His film roles range from "The Ice Storm" to "Transformers 2: Revenge of the Fallen." On TV, he seems to have gravitated toward cop shows — "Law & Order," "Law & Order: Los Angeles," "Law & Order: Special Victims Unit" and "NYPD Blue."
"When I'm clean-shaven and bathed, I look like a lawyer," he explains.
Hickey never expected to be doing two jobs at the same time this spring. He signed up to do just a one-night benefit reading of "The Normal Heart" in October and that went so well that it snowballed into a full-blown production.
Fearful that he couldn't do both the TV show and the play, he sought advice from Linney, a friend for 25 years, ever since he was a year ahead of her at Juilliard. She urged him to try to juggle the two juicy parts.
It also helped that she is executive producer of the TV show: "The only advice I give to acting students is, `Be nice to your underclassmen. You never know who might be in a position to help you get a job one day,'" Hickey says.
On Broadway, he has also found an old friend — Joe Mantello, best known as the director of Broadway shows such as "Wicked," "Take Me Out" and "Assassins." In "The Normal Heart," Mantello goes back to his roots as an actor, playing the central character Ned Weeks and the lover of Hickey's character. Mantello has directed Hickey in five plays and they've known each other for at least two decades
The play, Hickey says, has struck a chord with today's audiences even though it was written in the mid-1980s. It details the emergence of AIDS and how a group of activists fought for help from an apathetic public, though the play's theme of resistance transcends the disease.

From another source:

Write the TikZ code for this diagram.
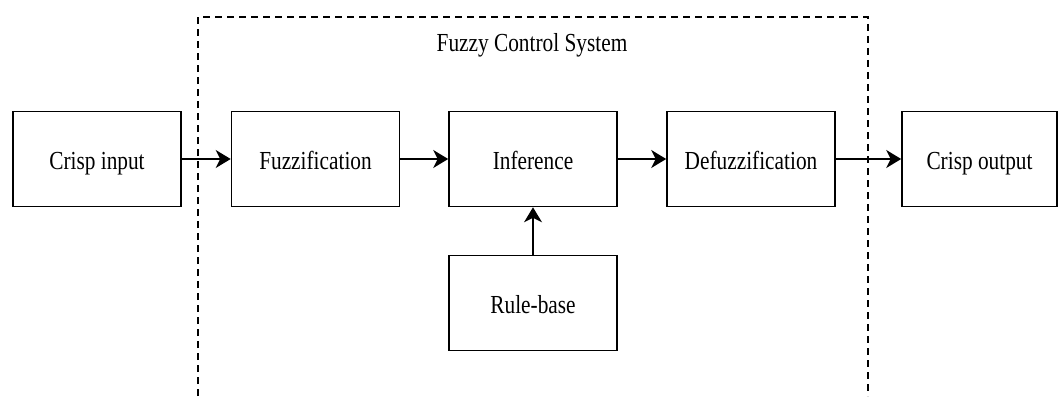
\documentclass[tikz,border=0pt]{standalone}
\usepackage{fontspec}
\setmainfont{Liberation Serif}[FakeStretch=0.82]
\usetikzlibrary{arrows.meta}
\begin{document}
\begin{tikzpicture}[x=1pt,y=-1pt,
  blockbox/.style={draw, line width=1.6pt, minimum width=168pt, minimum height=95pt, inner sep=0pt, text height=21pt, text depth=1pt, font=\fontsize{26}{30}\selectfont},
  conn/.style={line width=1.4pt, -{Stealth[length=15pt,width=18pt,inset=4.5pt]}},
  frame/.style={line width=1.4pt, dash pattern=on 7pt off 5pt},
  titletext/.style={font=\fontsize{26}{30}\selectfont, anchor=base, inner sep=0pt}]
\useasboundingbox (0,0) rectangle (1059,396);
\draw[frame] (198,396) -- (198,17) -- (868,17) -- (868,396);
\node[titletext] (title) at (532,52) {Fuzzy Control System};
\node[blockbox] (cin) at (97,159) {Crisp input};
\node[blockbox] (fuz) at (315.5,159) {Fuzzification};
\node[blockbox] (inf) at (533,159) {Inference};
\node[blockbox] (def) at (751,159) {Defuzzification};
\node[blockbox, minimum width=155pt] (cout) at (979.5,159) {Crisp output};
\node[blockbox] (rule) at (533,303) {Rule-base};
\draw[conn] (cin) -- (fuz);
\draw[conn] (fuz) -- (inf);
\draw[conn] (inf) -- (def);
\draw[conn] (def) -- (cout);
\draw[conn] (rule) -- (inf);
\end{tikzpicture}
\end{document}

If the play ever becomes too heavy, Hickey can always find solace in his other job, filming the second season of "The Big C," though that also deals with a horrific disease.
On the show, he plays a wickedly funny eco-warrior who suffers from mental illness, yet there's plenty of dark humor. "There's this lightness to the world that I love — a comic lightness, which doing that in a show about cancer is very challenging," he says.
A bit of that humor comes out when Hickey is asked what he's learned by holding down both the play and TV show. It turns out it's not always easy to find people willing to commiserate over his crazy schedule.
"Nobody wants to hear an actor complain about too much work — especially other actors," he says with a smile.